On 25 April 1861, the 4th Duke purchased the Château des Tours, also known as the Villa Sainte-Ursule, in Cannes for 180,000 francs from the Marquess Conyngham. The Gothic Revival villa, later known as the Château Vallombrosa, was built by Sir Thomas Robinson Woolfield on behalf of Lord Londesborough between 1852 and 1856. The Duke added a chapel, decorated the hall, and enlarged the park. After the Duchesses death on 17 October 1887 at the Château d'Abondant in Eure-et-Loir, the Duke retired to Paris, never to return to Cannes. Château Vallombrosa was leased for a while to Prince of Wagram and his wife, Berthe von Rothschild. On 6 May 1890, in order to pay the debts accumulated by his adventurer son, Antoine, Marquis of Morès, the Château was sold to the wealthy German hotelier Henri-Martin Ellmer for 410,000 francs and another 30,000 francs for the furniture. Ellmer hired Laurent Vianay to expand and transform the villa into the Hôtel du Parc, which opened in 1893.

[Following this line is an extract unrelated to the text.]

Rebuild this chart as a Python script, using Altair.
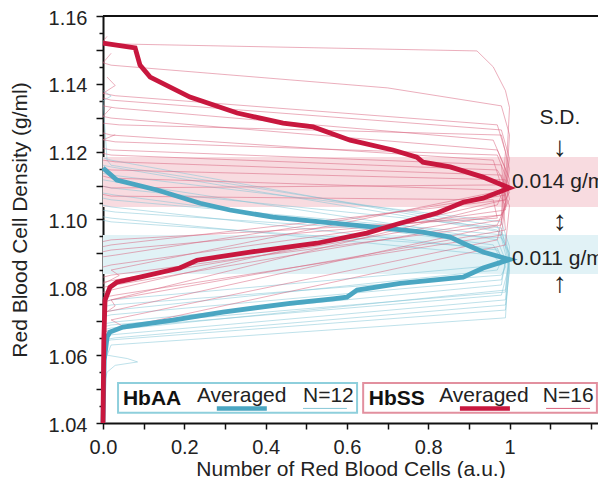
import altair as alt
import pandas as pd

X_MAX = 1.2177
FONT = "Liberation Sans"

# Averaged profiles (x = normalised cell count, y = density)
hbss_x = [0, 0.079, 0.091, 0.116, 0.214, 0.330, 0.443, 0.517, 0.608, 0.713, 0.772, 0.787, 0.854, 0.935, 1.0,
          0.935, 0.886, 0.822, 0.731, 0.649, 0.526, 0.362, 0.231, 0.189, 0.091, 0.034, 0.017, 0.005, 0.002, 0.0]
hbss_y = [1.1520, 1.1506, 1.1455, 1.1420, 1.1361, 1.1314, 1.1284, 1.1273, 1.1234, 1.1205, 1.1184, 1.1169, 1.1155, 1.1125, 1.1093,
          1.1063, 1.1051, 1.1019, 1.0989, 1.0960, 1.0930, 1.0904, 1.0880, 1.0857, 1.0830, 1.0815, 1.0800, 1.0762, 1.0644, 1.0400]
hbaa_x = [0, 0.034, 0.133, 0.239, 0.312, 0.418, 0.541, 0.689, 0.787, 0.854, 0.886, 0.935, 1.0,
          0.935, 0.886, 0.731, 0.625, 0.600, 0.566, 0.460, 0.295, 0.172, 0.049, 0.017, 0.010, 0.003, 0.0]
hbaa_y = [1.1152, 1.1116, 1.1087, 1.1048, 1.1028, 1.1007, 1.0992, 1.0975, 1.0963, 1.0948, 1.0930, 1.0904, 1.0882,
          1.0857, 1.0830, 1.0812, 1.0792, 1.0771, 1.0766, 1.0753, 1.0727, 1.0703, 1.0683, 1.0668, 1.0653, 1.0585, 1.0400]

# Individual samples, HbSS (N=16)
red_thin = [
    [[0.01, 1.1540], [0, 1.1525], [0.02, 1.1518], [0.92, 1.1497], [0.96, 1.1450], [0.99, 1.1380], [1.0, 1.1330], [0.99, 1.1100], [0.97, 1.1043], [0.02, 1.0763], [0, 1.0755]],
    [[0.02, 1.1490], [0, 1.1462], [0.02, 1.1455], [0.70, 1.1388], [0.98, 1.1335], [1.0, 1.1250], [0.99, 1.1058], [0.02, 1.0792], [0, 1.0785]],
    [[0.01, 1.1420], [0.03, 1.1395], [0, 1.1372], [0.03, 1.1365], [0.97, 1.1279], [0.99, 1.1200], [0.98, 1.1013], [0.03, 1.0822], [0, 1.0815]],
    [[0, 1.1358], [0.02, 1.1352], [0.98, 1.1264], [1.0, 1.1180], [0.99, 1.1087], [0.02, 1.0851], [0.04, 1.0835], [0, 1.0810]],
    [[0, 1.1335], [0.03, 1.1329], [0.96, 1.1234], [0.99, 1.1150], [0.98, 1.0984], [0.03, 1.0733], [0, 1.0726]],
    [[0.02, 1.1330], [0, 1.1304], [0.02, 1.1299], [0.97, 1.1205], [1.0, 1.1120], [0.99, 1.1028], [0.02, 1.0866], [0, 1.0860]],
    [[0, 1.1284], [0.04, 1.1279], [0.98, 1.1249], [1.0, 1.1150], [0.99, 1.1072], [0.03, 1.0895], [0, 1.0890]],
    [[0, 1.1255], [0.02, 1.1249], [0.96, 1.1175], [0.98, 1.1100], [0.99, 1.0969], [0.02, 1.0763], [0.03, 1.0745], [0, 1.0720]],
    [[0.03, 1.1250], [0, 1.1235], [0.03, 1.1229], [0.97, 1.1190], [1.0, 1.1100], [0.98, 1.0999], [0.03, 1.0807], [0, 1.0800]],
    [[0, 1.1210], [0.02, 1.1205], [0.98, 1.1161], [0.99, 1.1050], [0.97, 1.0940], [0.02, 1.0704], [0.05, 1.0685], [0.01, 1.0660], [0, 1.0640]],
    [[0, 1.1195], [0.02, 1.1190], [0.97, 1.1146], [1.0, 1.1080], [0.99, 1.1058], [0.02, 1.0925], [0, 1.0920]],
    [[0, 1.1175], [0.03, 1.1170], [0.98, 1.1131], [0.99, 1.1050], [0.98, 1.0954], [0.03, 1.0777], [0, 1.0770]],
    [[0, 1.1150], [0.02, 1.1146], [0.99, 1.1117], [1.0, 1.1060], [0.98, 1.1013], [0.02, 1.0910], [0, 1.0905]],
    [[0, 1.1128], [0.02, 1.1122], [0.97, 1.1087], [0.99, 1.1040], [0.97, 1.0984], [0.02, 1.0836], [0, 1.0830]],
    [[0, 1.1098], [0.02, 1.1093], [0.98, 1.1102], [1.0, 1.1040], [0.99, 1.0925], [0.02, 1.0674], [0, 1.0668]],
    [[0, 1.1074], [0.02, 1.1069], [0.96, 1.1058], [0.97, 1.1004], [0.02, 1.0940], [0, 1.0935]],
]

# Individual samples, HbAA (N=12)
blue_thin = [
    [[0, 1.1182], [0.02, 1.1175], [0.97, 1.0969], [1.0, 1.0900], [0.99, 1.0763], [0.02, 1.0660], [0, 1.0655]],
    [[0, 1.1136], [0.02, 1.1131], [0.98, 1.0993], [1.0, 1.0920], [0.99, 1.0792], [0.02, 1.0674], [0, 1.0668]],
    [[0, 1.1117], [0.03, 1.1111], [0.97, 1.0940], [0.99, 1.0880], [0.98, 1.0807], [0.03, 1.0698], [0, 1.0692]],
    [[0, 1.1098], [0.02, 1.1093], [0.98, 1.0975], [1.0, 1.0860], [0.99, 1.0733], [0.02, 1.0645], [0, 1.0640]],
    [[0, 1.1078], [0.03, 1.1072], [0.96, 1.0925], [0.98, 1.0880], [0.97, 1.0851], [0.03, 1.0733], [0, 1.0727]],
    [[0, 1.1063], [0.02, 1.1058], [0.99, 1.0954], [1.0, 1.0870], [0.98, 1.0777], [0.02, 1.0680], [0, 1.0675]],
    [[0, 1.1042], [0.02, 1.1037], [0.97, 1.0910], [0.99, 1.0870], [0.98, 1.0822], [0.02, 1.0719], [0, 1.0713]],
    [[0, 1.1027], [0.03, 1.1022], [0.98, 1.0946], [1.0, 1.0850], [0.99, 1.0748], [0.03, 1.0651], [0, 1.0645]],
    [[0, 1.1008], [0.02, 1.1004], [0.96, 1.0895], [0.98, 1.0866], [0.02, 1.0763], [0, 1.0757]],
    [[0, 1.1380], [0.02, 1.1364], [0, 1.1350], [0.01, 1.1175], [0.02, 1.1160], [0.97, 1.0981], [1.0, 1.0890], [0.99, 1.0786], [0.02, 1.0689], [0, 1.0683]],
    [[0, 1.0998], [0.02, 1.0993], [0.97, 1.0916], [0.99, 1.0860], [0.98, 1.0836], [0.02, 1.0748], [0, 1.0742]],
    [[0, 1.1160], [0.02, 1.1155], [0.98, 1.0963], [1.0, 1.0900], [0.99, 1.0710], [0.02, 1.0630], [0.01, 1.0600], [0.06, 1.0590], [0.085, 1.0580], [0.03, 1.0570], [0.01, 1.0550], [0, 1.0500]],
]

# S.D. bands (density ranges)
band_group = ["HbSS", "HbAA"]
band_low = [1.1037, 1.0839]
band_high = [1.1184, 1.0954]
band_fill = ["#f8dbe0", "#e1f2f6"]

# Annotation texts on the right
sd_text = ["S.D."]
sd_y = [1.1299]
arrow_text = ["↓", "↕", "↑"]
arrow_y = [1.1212, 1.0993, 1.0811]
val_text = ["0.014 g/ml", "0.011 g/ml"]
val_y = [1.1111, 1.0884]

# Legend boxes
box_x = [0.037, 0.640]
box_x2 = [0.625, 1.215]
box_stroke = ["#8ecfdc", "#e2909f"]
leg_bold = ["HbAA", "HbSS"]
leg_bold_x = [0.049, 0.654]
leg_text = ["Averaged", "N=12", "Averaged", "N=16"]
leg_text_x = [0.231, 0.492, 0.827, 1.082]
leg_line_x = [0.280, 0.492, 0.878, 1.090]
leg_line_x2 = [0.403, 0.600, 1.001, 1.198]
leg_line_w = [4.5, 1.0, 4.5, 1.0]
leg_line_c = ["#4aa6c2", "#86c6d6", "#c8173e", "#d9607a"]

RED_THICK = "#c8173e"
BLUE_THICK = "#4aa6c2"
RED_THIN = "#d9627d"
BLUE_THIN = "#82c6d7"

# --- build tables ---
thin_rows = []
for grp, curves in (("HbAA", blue_thin), ("HbSS", red_thin)):
    for ci, pts in enumerate(curves):
        for k, (xv, yv) in enumerate(pts):
            thin_rows.append({"group": grp, "cid": f"{grp}{ci}", "k": k, "x": xv, "y": yv})
thin_df = pd.DataFrame(thin_rows)

avg_rows = []
for grp, xs, ys in (("HbAA", hbaa_x, hbaa_y), ("HbSS", hbss_x, hbss_y)):
    for k, (xv, yv) in enumerate(zip(xs, ys)):
        avg_rows.append({"group": grp, "k": k, "x": xv, "y": yv})
avg_df = pd.DataFrame(avg_rows)

band_df = pd.DataFrame({"group": band_group, "lo": band_low, "hi": band_high, "fill": band_fill,
                        "x0": [0.0, 0.0], "x1": [X_MAX, X_MAX]})
top_df = pd.DataFrame({"x0": [0.0], "x1": [X_MAX], "y": [1.16]})
sd_df = pd.DataFrame({"t": sd_text, "y": sd_y, "x": [1.124] * len(sd_text)})
arrow_df = pd.DataFrame({"t": arrow_text, "y": arrow_y, "x": [1.124] * len(arrow_text)})
val_df = pd.DataFrame({"t": val_text, "y": val_y, "x": [1.006] * len(val_text)})
box_df = pd.DataFrame({"x": box_x, "x2": box_x2, "y": [1.0518] * 2, "y2": [1.0430] * 2, "s": box_stroke})
bold_df = pd.DataFrame({"t": leg_bold, "x": leg_bold_x, "y": [1.0453] * 2})
text_df = pd.DataFrame({"t": leg_text, "x": leg_text_x, "y": [1.0463] * 4})
lline_df = pd.DataFrame({"x": leg_line_x, "x2": leg_line_x2, "y": [1.0443] * 4, "w": leg_line_w, "c": leg_line_c})

xscale = alt.Scale(domain=[0, X_MAX], nice=False, zero=False)
yscale = alt.Scale(domain=[1.04, 1.16], nice=False, zero=False)

x_ticks = [round(0.1 * i, 1) for i in range(13)]
y_ticks = [round(1.04 + 0.005 * i, 3) for i in range(25)]

x_axis = alt.Axis(
    values=x_ticks, title="Number of Red Blood Cells (a.u.)",
    labelExpr="datum.value == 1 ? '1' : ((round(datum.value*10) % 2 == 0 && datum.value < 0.9) ? format(datum.value, '.1f') : '')",
    tickSize=6, tickWidth=1.5, tickColor="#111", domainColor="#111", domainWidth=2,
    labelFontSize=20, titleFontSize=21, labelFont=FONT, titleFont=FONT, labelColor="#222", titleColor="#222",
    titleFontWeight="normal", labelPadding=8, titlePadding=1, grid=False, labelFlush=False,
)
y_axis = alt.Axis(
    values=y_ticks, title="Red Blood Cell Density (g/ml)",
    labelExpr="(round(datum.value*1000) % 20 == 0) ? format(datum.value, '.2f') : ''",
    tickSize={"condition": {"test": "round(datum.value*1000) % 10 == 0", "value": 7}, "value": 4},
    tickWidth=1.5, tickColor="#111", domainColor="#111", domainWidth=2,
    labelFontSize=20, titleFontSize=21, labelFont=FONT, titleFont=FONT, labelColor="#222", titleColor="#222",
    titleFontWeight="normal", labelPadding=9, titlePadding=18, labelOffset=2, grid=False, labelFlush=False,
)

def X(field):
    return alt.X(field, type="quantitative", scale=xscale, axis=x_axis)

def Y(field):
    return alt.Y(field, type="quantitative", scale=yscale, axis=y_axis)

bands = alt.Chart(band_df).mark_rect().encode(
    x=X("x0"), x2="x1", y=Y("lo"), y2="hi", fill=alt.Fill("fill:N", scale=None)
)

thin = alt.Chart(thin_df).mark_line(strokeWidth=0.8, opacity=0.65).encode(
    x=X("x"), y=Y("y"), detail="cid:N", order="k:Q",
    color=alt.Color("group:N", scale=alt.Scale(domain=["HbAA", "HbSS"], range=[BLUE_THIN, RED_THIN]), legend=None),
)

thick_aa = alt.Chart(avg_df[avg_df.group == "HbAA"]).mark_line(strokeWidth=4.8, color=BLUE_THICK).encode(
    x=X("x"), y=Y("y"), order="k:Q")
thick_ss = alt.Chart(avg_df[avg_df.group == "HbSS"]).mark_line(strokeWidth=4.8, color=RED_THICK).encode(
    x=X("x"), y=Y("y"), order="k:Q")

top_rule = alt.Chart(top_df).mark_rule(color="#111", strokeWidth=2).encode(
    x=X("x0"), x2="x1", y=Y("y"))

sd = alt.Chart(sd_df).mark_text(font=FONT, fontSize=21, color="#222", align="center", baseline="middle").encode(
    x=X("x"), y=Y("y"), text="t:N")
arrows = alt.Chart(arrow_df).mark_text(font=FONT, fontSize=28, color="#222", align="center", baseline="middle").encode(
    x=X("x"), y=Y("y"), text="t:N")
vals = alt.Chart(val_df).mark_text(font=FONT, fontSize=21, color="#222", align="left", baseline="middle").encode(
    x=X("x"), y=Y("y"), text="t:N")

boxes = alt.Chart(box_df).mark_rect(fill="white", strokeWidth=2).encode(
    x=X("x"), x2="x2", y=Y("y"), y2="y2", stroke=alt.Stroke("s:N", scale=None))
bold = alt.Chart(bold_df).mark_text(font=FONT, fontSize=21, fontWeight="bold", color="#111", align="left", baseline="alphabetic").encode(
    x=X("x"), y=Y("y"), text="t:N")
ltext = alt.Chart(text_df).mark_text(font=FONT, fontSize=21, color="#222", align="left", baseline="alphabetic").encode(
    x=X("x"), y=Y("y"), text="t:N")
llines = alt.Chart(lline_df).mark_rule().encode(
    x=X("x"), x2="x2", y=Y("y"),
    strokeWidth=alt.StrokeWidth("w:Q", scale=None), color=alt.Color("c:N", scale=None))

chart = alt.layer(
    bands, thin, thick_aa, thick_ss, top_rule, sd, arrows, vals, boxes, bold, ltext, llines
).properties(
    width=495, height=407,
    padding={"left": 95, "top": 8, "right": 0, "bottom": 55},
    autosize=alt.AutoSizeParams(type="none"),
).configure_view(stroke=None).configure(background="white")

chart.save("out.html", embed_options={"renderer": "svg", "actions": False})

In 1893, the family had estates in Paris, in Eure-et-Loir (the Château d'Abondant), and in Sassari, Sardinia (the Ducal Palace, built between 1775 and 1806 as the family seat of the Dukes of Asinara). In 1899, the 4th Duke also sold the Ducal Palace to the Municipality of Sassari, which uses the palace as its Town Hall.